Türk lirası cinsi ithalat fiyatları, gıda enflasyonu ve yönetilen yönlendirilen fiyat varsayımlarımızdan gelen toplam etkiyi -0,2 puan olarak hesaplıyoruz.
Son dönemde, enflasyonun ana eğilimi öngörülerimizden daha yüksek gerçekleşmiştir.
Sıkı para politikası duruşu ve politika eşgüdümü başlangıç koşullarındaki bu bozulmayı kısmen telafi edecektir. Bu sayede, ana eğilimin yıl sonu enflasyonuna etkisinin 1,8 puan ile sınırlı kalacağını tahmin ediyoruz.
Para politikasındaki sıkı duruşumuzu fiyat istikrarı sağlanana kadar kararlılıkla sürdüreceğiz.
Bu süreçte iki ana koşul gözeteceğiz:
Birincisi, aylık enflasyonun ana eğiliminin, belirgin ve kalıcı bir düşüş göstermesidir. Bu kapsamda, ana eğilim, iç talep, ithalat ve finansal koşullara ilişkin göstergeleri yakından izliyoruz.
İkincisi ise, enflasyon beklentilerinin öngörülen tahmin aralığına yakınsamasıdır. Bu çerçevede, geniş kapsamlı enflasyon beklentisi göstergelerini takip ediyoruz.
Mart ayında attığımız adımların etkisiyle finansal koşullar önemli ölçüde sıkılaşmıştır. Bu durumun etkisini krediler üzerinde görmekteyiz.
Önümüzdeki dönemde bunun talebi zayıflatacağını, fiyatlama davranışlarına olumlu yansıyacağını ve dezenflasyon sürecini güçlendireceğini öngörüyoruz.

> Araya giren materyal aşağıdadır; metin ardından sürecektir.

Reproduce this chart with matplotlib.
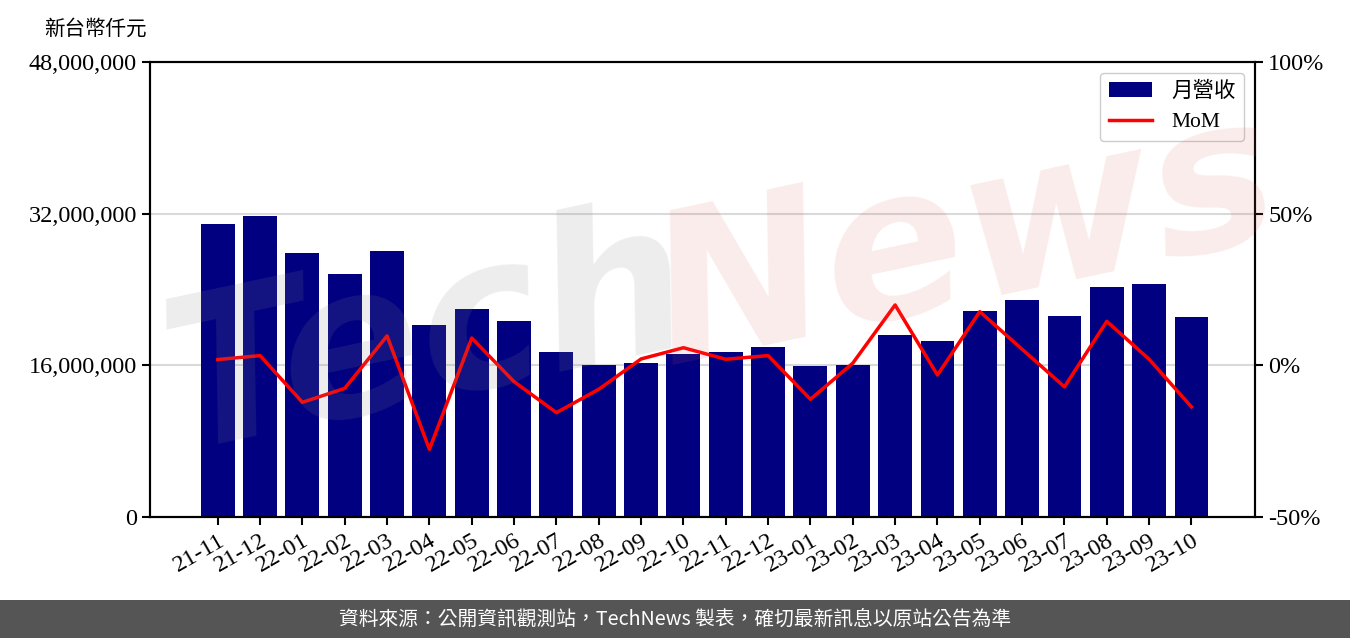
import matplotlib
matplotlib.use("Agg")
import matplotlib.pyplot as plt
from matplotlib.patches import Rectangle
from matplotlib.ticker import FuncFormatter, MultipleLocator

months = ["21-11", "21-12", "22-01", "22-02", "22-03", "22-04", "22-05", "22-06",
          "22-07", "22-08", "22-09", "22-10", "22-11", "22-12", "23-01", "23-02",
          "23-03", "23-04", "23-05", "23-06", "23-07", "23-08", "23-09", "23-10"]
# monthly revenue, thousand NTD
revenue = [30900000, 31750000, 27840000, 25630000, 28060000, 20250000, 21940000, 20670000,
           17400000, 16030000, 16240000, 17190000, 17400000, 17930000, 15930000, 16030000,
           19200000, 18560000, 21730000, 22890000, 21200000, 24260000, 24580000, 21090000]
# month over month change, %
mom = [1.9, 3.2, -12.2, -7.6, 9.7, -27.7, 9.0, -5.4, -15.6, -7.9, 2.1, 5.8,
       2.0, 3.2, -11.2, 0.7, 19.9, -3.2, 17.7, 5.3, -7.1, 14.5, 2.0, -13.7]

SERIF = ["Liberation Serif", "Noto Sans CJK TC"]
plt.rcParams["font.family"] = SERIF

fig = plt.figure(figsize=(13.5, 6.38), dpi=100)
ax = fig.add_axes([0.1111, 0.1897, 0.8185, 0.7131])
ax2 = ax.twinx()

x = list(range(len(months)))
ax.bar(x, revenue, width=0.8, color="#000080", label="月營收", zorder=2)
line, = ax2.plot(x, mom, color="red", lw=2.5, label="MoM", zorder=3)

ax.set_xlim(-1.6, 24.5)
ax.set_ylim(0, 48000000)
ax.yaxis.set_major_locator(MultipleLocator(16000000))
ax.yaxis.set_major_formatter(FuncFormatter(lambda v, p: f"{int(v):,}"))
ax.grid(axis="y", color="#d9d9d9", lw=1.5, zorder=0)
ax.set_axisbelow(True)

ax2.set_ylim(-50, 100)
ax2.yaxis.set_major_locator(MultipleLocator(50))
ax2.yaxis.set_major_formatter(FuncFormatter(lambda v, p: f"{int(v)}%"))

ax.set_xticks(x)
ax.set_xticklabels(months, rotation=30, ha="right", rotation_mode="anchor")

for a in (ax, ax2):
    for s in a.spines.values():
        s.set_linewidth(1.5)
    a.tick_params(labelsize=17.5, width=1.5, length=6)

# legend with both series
handles = [ax.patches[0], line]
ax2.legend(handles, ["月營收", "MoM"], loc="upper right", fontsize=15.5,
           framealpha=1, edgecolor="#cccccc", handlelength=2.0, borderpad=0.4,
           handletextpad=0.9)

fig.text(0.033, 0.955, "新台幣仟元", fontsize=14.8, family=["Noto Sans CJK TC"],
         va="center", ha="left")

# faint watermark
fig.text(0.11, 0.47, "Tech", fontsize=150, color="#888888", alpha=0.15,
         rotation=12, fontweight="bold", style="italic", family=["DejaVu Sans"],
         va="center", ha="left", zorder=0)
fig.text(0.47, 0.62, "News", fontsize=150, color="#e06060", alpha=0.12,
         rotation=12, fontweight="bold", style="italic", family=["DejaVu Sans"],
         va="center", ha="left", zorder=0)

# footer band
fig.patches.append(Rectangle((0, 0), 1, 38 / 638, transform=fig.transFigure,
                             facecolor="#555555", edgecolor="none"))
fig.text(0.5, 19 / 638, "資料來源：公開資訊觀測站，TechNews 製表，確切最新訊息以原站公告為準",
         color="white", fontsize=14.2, family=["Noto Sans CJK TC"], ha="center", va="center")

fig.savefig("out.png", dpi=100)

Bu süreçte, maliye politikalarının katkısı ve yönetilen-yönlendirilen fiyatların eşgüdüm halinde belirlenecek olması, dezenflasyon sürecini destekleyecektir.
Aylık enflasyonun ana eğiliminde, belirgin ve kalıcı bir düşüş sağlanana ve enflasyon beklentileri, öngörülen tahmin aralığına yakınsayana kadar sıkı para politikası duruşumuzu sürdüreceğiz.
Enflasyonda belirgin ve kalıcı bir bozulma öngörülmesi durumunda ise, para politikası duruşumuzu sıkılaştıracağız.
Saygıdeğer Katılımcılar,
Konuşmama son vermeden önce altını çizmek isterim ki; fiyat istikrarı; sürdürülebilir büyüme ve toplumsal refah artışı için ön koşuldur.
Merkez bankaları, bu unsurlara en büyük katkıyı fiyat istikrarını sağlayarak yaparlar. Bu bilinçle, TCMB olarak önemli adımlar attık. Kalıcı fiyat istikrarını sağlayana kadar, sıkı para politikası duruşumuzu kararlılıkla sürdüreceğiz.
Haziran’dan itibaren yaşayacağımız dezenflasyon sürecinde, enflasyonu, belirlediğimiz ara hedeflerle uyumlu olacak şekilde düşürmek için ne gerekiyorsa yapmaya devam edeceğiz.
Konuşmama son verirken, başta Para Politikası Kurulu üyelerimiz ve Araştırma ve Para Politikası Genel Müdürlüğü çalışanlarımız olmak üzere, Rapor süreci ve basın toplantısıyla ilgili hazırlıklarda görev alan tüm çalışma arkadaşlarıma huzurlarınızda teşekkür ediyorum.
Şimdi Başkan yardımcılarımızla birlikte toplantımızın soru-cevap bölümüne geçebiliriz."